| Material provided |
Start
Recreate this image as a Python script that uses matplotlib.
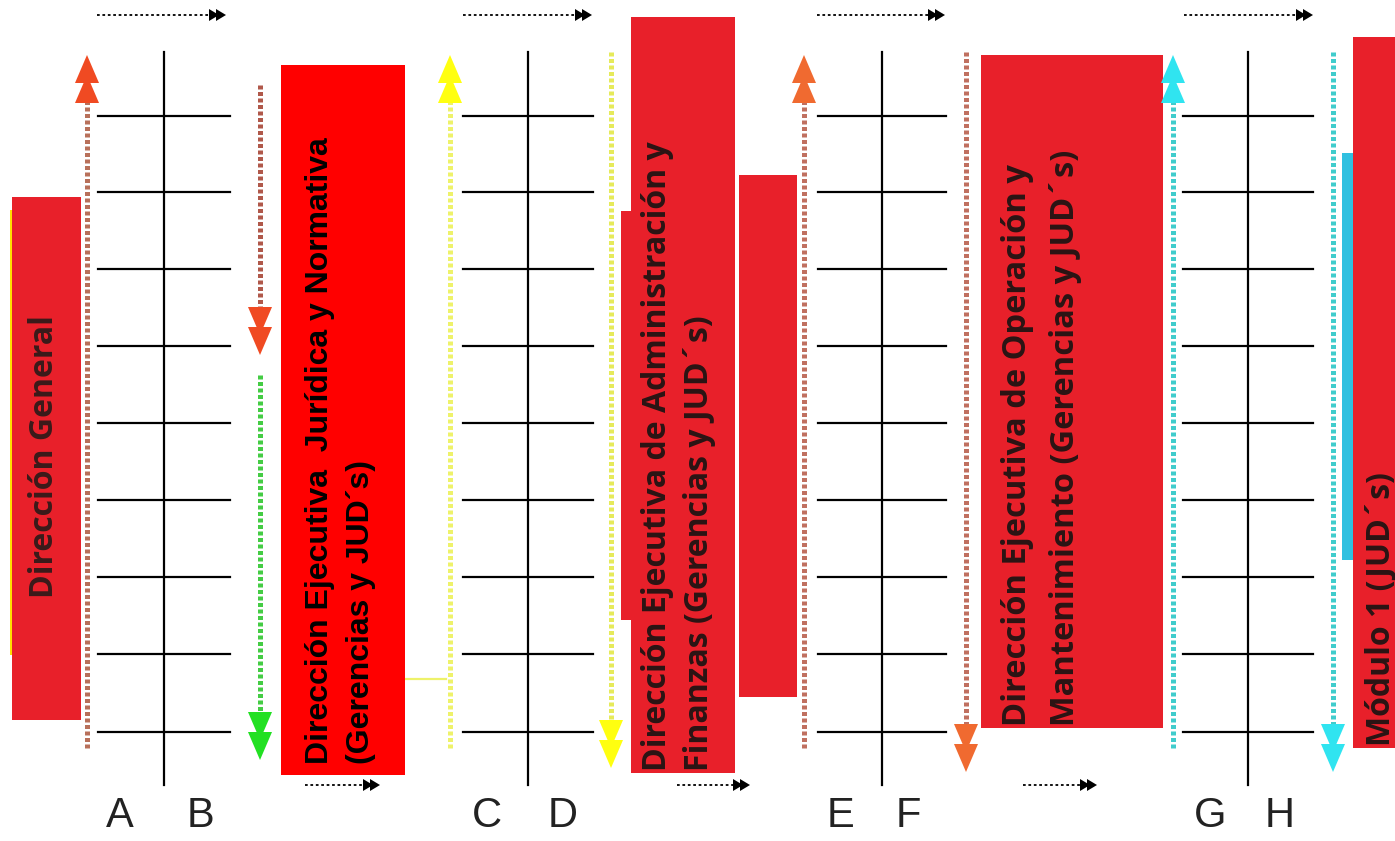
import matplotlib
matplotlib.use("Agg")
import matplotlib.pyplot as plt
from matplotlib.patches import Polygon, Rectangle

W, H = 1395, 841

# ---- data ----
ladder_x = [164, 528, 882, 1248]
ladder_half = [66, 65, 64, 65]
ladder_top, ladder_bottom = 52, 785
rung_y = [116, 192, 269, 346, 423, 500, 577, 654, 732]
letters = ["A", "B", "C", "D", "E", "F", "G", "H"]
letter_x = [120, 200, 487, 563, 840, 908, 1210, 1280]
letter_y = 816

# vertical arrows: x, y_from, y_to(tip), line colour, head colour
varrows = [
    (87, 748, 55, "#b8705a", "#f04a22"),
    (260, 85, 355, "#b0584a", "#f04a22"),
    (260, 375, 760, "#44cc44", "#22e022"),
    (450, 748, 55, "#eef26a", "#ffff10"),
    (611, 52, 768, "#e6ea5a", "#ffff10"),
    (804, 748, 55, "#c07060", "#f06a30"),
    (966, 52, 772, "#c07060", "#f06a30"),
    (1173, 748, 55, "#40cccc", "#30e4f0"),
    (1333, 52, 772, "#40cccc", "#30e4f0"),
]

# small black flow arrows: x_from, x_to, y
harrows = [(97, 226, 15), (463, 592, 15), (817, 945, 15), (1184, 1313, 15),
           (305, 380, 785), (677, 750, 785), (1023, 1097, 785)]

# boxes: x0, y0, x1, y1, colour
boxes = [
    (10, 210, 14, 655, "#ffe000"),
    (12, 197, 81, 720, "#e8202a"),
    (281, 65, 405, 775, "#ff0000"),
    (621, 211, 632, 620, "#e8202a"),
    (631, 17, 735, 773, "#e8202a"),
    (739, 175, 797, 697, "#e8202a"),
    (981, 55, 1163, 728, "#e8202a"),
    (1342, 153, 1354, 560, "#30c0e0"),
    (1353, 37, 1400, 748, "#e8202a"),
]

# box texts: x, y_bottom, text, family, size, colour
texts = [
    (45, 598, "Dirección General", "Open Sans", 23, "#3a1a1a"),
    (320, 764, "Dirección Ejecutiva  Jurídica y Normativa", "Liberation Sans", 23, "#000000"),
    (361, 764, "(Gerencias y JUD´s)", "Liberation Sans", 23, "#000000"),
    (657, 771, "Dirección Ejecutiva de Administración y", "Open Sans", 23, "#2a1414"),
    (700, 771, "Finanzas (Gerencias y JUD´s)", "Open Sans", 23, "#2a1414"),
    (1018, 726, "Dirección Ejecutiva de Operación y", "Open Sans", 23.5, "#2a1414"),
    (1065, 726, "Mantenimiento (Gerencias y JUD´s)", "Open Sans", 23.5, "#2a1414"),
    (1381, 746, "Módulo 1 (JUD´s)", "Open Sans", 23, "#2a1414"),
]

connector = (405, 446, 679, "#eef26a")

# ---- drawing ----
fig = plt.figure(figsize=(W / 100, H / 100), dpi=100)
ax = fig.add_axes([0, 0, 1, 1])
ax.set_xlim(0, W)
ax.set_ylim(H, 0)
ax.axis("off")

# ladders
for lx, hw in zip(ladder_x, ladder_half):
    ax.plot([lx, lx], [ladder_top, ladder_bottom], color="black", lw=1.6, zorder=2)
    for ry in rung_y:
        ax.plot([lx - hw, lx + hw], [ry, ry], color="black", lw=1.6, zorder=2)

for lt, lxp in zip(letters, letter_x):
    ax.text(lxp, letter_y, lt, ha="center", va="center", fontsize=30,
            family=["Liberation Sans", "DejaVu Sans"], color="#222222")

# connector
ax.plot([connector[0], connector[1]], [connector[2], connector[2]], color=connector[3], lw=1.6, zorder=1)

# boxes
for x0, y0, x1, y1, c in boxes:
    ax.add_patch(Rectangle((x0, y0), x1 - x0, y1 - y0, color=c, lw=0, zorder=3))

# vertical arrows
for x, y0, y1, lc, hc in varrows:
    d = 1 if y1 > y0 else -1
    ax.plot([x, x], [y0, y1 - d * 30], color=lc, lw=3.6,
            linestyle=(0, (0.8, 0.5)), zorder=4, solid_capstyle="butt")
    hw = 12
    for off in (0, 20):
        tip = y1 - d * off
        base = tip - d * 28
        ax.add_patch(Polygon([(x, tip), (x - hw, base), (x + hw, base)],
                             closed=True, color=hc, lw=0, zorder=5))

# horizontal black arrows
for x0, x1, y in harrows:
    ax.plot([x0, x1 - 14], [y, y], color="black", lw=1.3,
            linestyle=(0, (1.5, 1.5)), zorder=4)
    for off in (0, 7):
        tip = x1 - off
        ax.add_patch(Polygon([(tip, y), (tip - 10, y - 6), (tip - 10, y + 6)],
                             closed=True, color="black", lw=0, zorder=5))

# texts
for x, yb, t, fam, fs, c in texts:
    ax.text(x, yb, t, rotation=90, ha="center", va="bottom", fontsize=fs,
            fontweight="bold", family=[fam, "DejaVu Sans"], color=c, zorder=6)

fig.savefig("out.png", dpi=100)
End
Start
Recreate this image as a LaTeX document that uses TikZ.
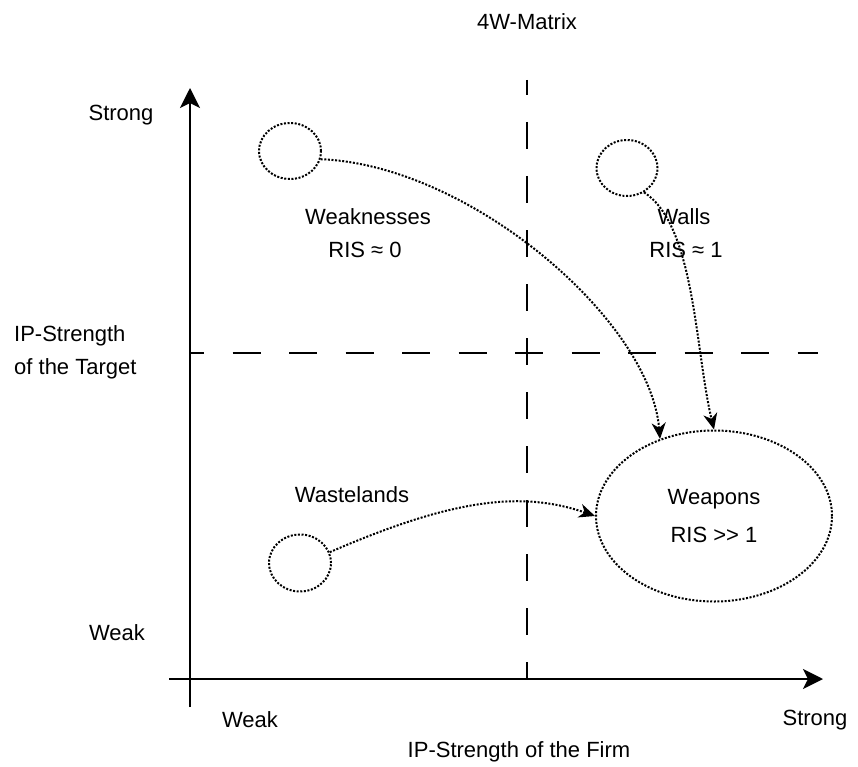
End
Set down nothing but the lines from the one holding "Recreate this image as a Python" through the one holding "W, H = 1395, 841", both included, exactly as they appear; any picture is left out.

Recreate this image as a Python script that uses matplotlib.
import matplotlib
matplotlib.use("Agg")
import matplotlib.pyplot as plt
from matplotlib.patches import Polygon, Rectangle

W, H = 1395, 841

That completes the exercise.